| Records |
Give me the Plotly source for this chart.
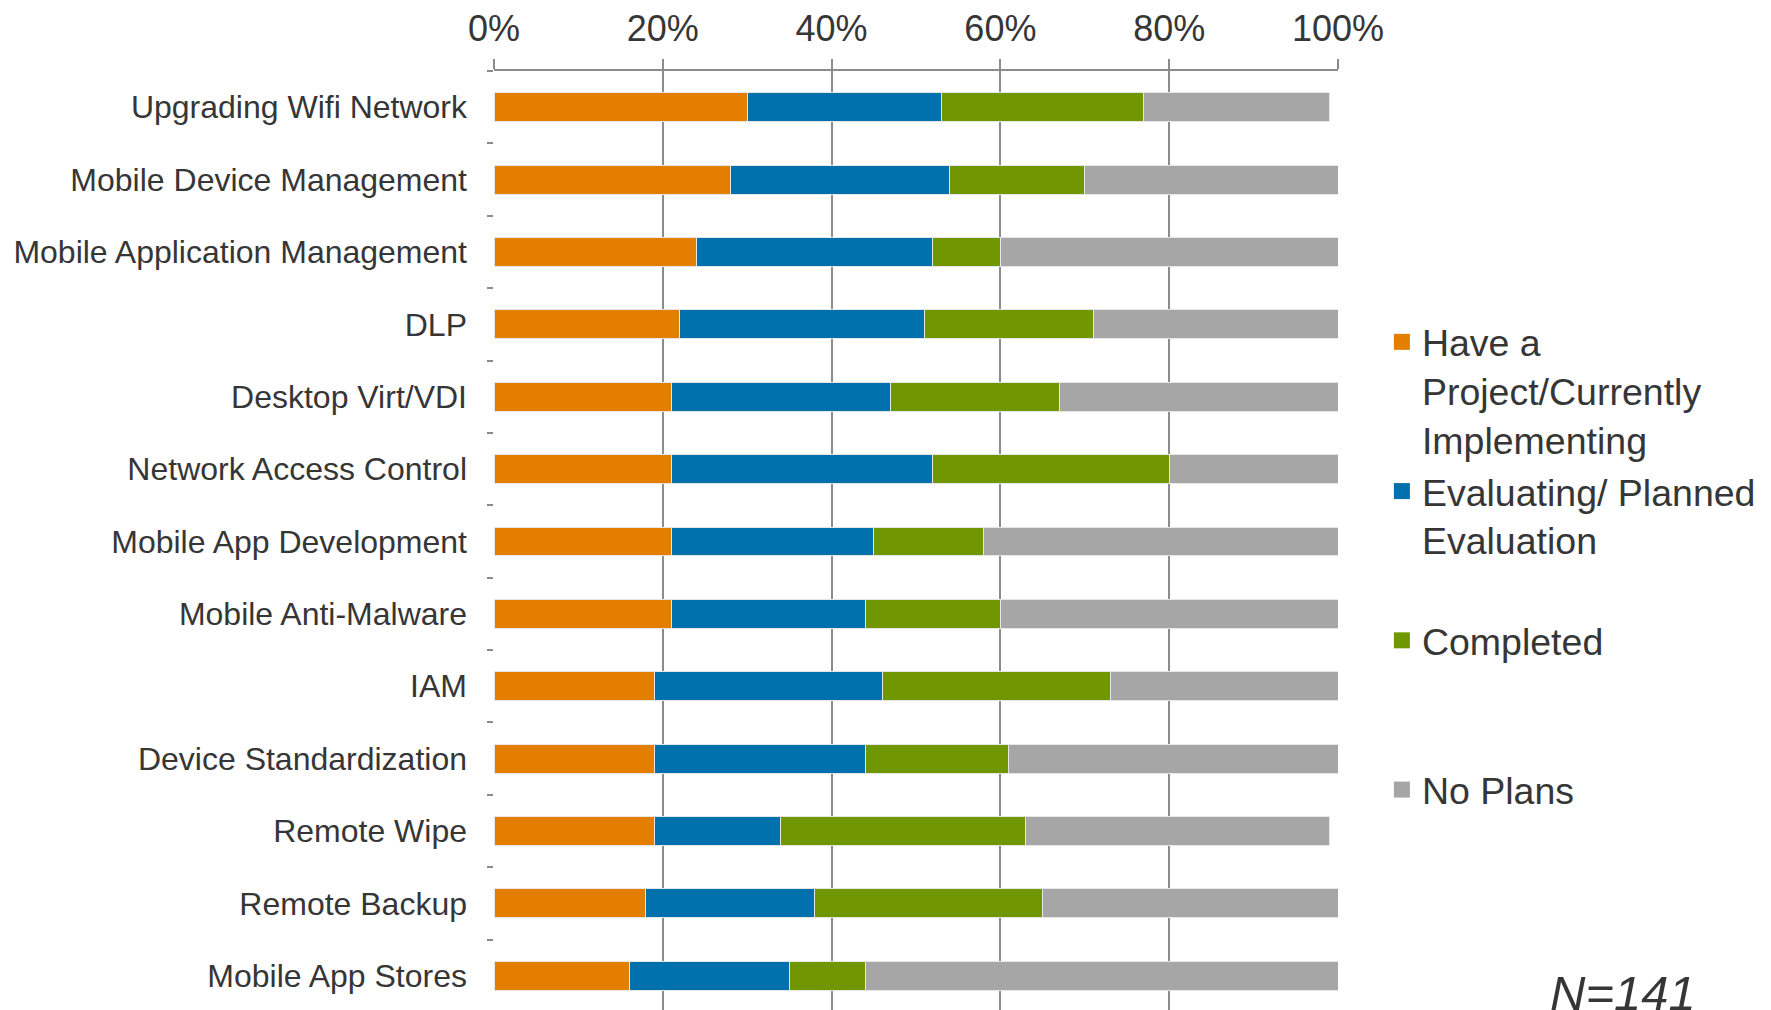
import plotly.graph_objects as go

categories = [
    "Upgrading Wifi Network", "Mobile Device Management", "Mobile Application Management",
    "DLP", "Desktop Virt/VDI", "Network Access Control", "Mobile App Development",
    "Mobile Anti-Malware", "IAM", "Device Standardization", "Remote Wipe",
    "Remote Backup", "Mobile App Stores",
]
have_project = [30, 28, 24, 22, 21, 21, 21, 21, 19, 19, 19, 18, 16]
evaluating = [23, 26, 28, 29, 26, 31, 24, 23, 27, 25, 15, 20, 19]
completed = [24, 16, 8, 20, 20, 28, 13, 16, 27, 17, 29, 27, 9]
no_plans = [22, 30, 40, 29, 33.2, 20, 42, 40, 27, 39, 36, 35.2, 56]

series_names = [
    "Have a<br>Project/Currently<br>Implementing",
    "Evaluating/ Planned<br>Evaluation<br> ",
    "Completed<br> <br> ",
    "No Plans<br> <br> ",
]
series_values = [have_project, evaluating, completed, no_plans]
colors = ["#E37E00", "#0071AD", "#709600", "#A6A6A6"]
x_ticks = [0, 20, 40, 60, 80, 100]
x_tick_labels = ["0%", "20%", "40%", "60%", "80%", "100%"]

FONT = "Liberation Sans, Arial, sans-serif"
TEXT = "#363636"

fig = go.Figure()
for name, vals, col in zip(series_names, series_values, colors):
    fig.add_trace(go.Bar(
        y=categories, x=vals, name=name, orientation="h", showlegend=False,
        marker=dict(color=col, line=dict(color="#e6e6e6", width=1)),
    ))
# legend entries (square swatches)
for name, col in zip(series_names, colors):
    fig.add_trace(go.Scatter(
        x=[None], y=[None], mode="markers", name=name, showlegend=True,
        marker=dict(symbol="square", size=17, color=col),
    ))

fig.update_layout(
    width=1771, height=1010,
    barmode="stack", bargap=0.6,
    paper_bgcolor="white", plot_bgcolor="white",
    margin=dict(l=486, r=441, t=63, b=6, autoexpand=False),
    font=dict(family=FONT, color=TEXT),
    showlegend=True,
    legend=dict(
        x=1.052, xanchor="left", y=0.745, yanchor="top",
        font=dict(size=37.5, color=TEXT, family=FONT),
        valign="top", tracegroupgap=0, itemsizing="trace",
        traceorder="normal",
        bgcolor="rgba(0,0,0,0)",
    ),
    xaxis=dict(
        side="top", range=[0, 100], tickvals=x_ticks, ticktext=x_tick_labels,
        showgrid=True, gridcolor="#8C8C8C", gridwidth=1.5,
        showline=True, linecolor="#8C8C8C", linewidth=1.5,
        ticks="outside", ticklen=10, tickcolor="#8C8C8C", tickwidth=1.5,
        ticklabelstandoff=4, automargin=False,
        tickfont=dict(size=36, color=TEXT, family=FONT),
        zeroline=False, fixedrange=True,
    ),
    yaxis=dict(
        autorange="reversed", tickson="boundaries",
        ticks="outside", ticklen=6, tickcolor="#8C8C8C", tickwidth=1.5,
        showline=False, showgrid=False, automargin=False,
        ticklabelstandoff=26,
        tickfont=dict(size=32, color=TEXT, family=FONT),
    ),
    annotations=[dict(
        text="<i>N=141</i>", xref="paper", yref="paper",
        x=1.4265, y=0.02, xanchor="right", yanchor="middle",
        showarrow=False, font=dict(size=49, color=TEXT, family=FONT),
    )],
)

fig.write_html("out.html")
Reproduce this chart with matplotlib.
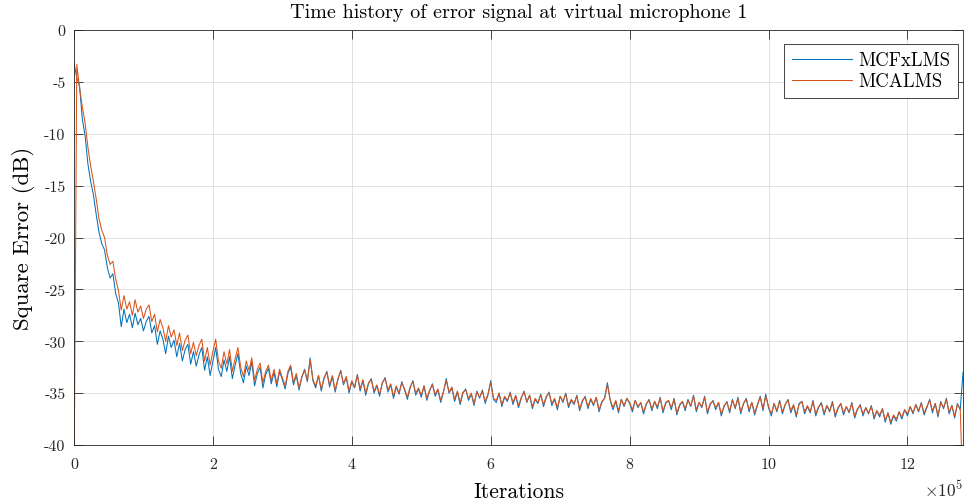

| Stated problem |
Copy out each line of the listing that holds "chart".

| Answer for the task |
Give me the Plotly source for this chart.
Reproduce this chart with matplotlib.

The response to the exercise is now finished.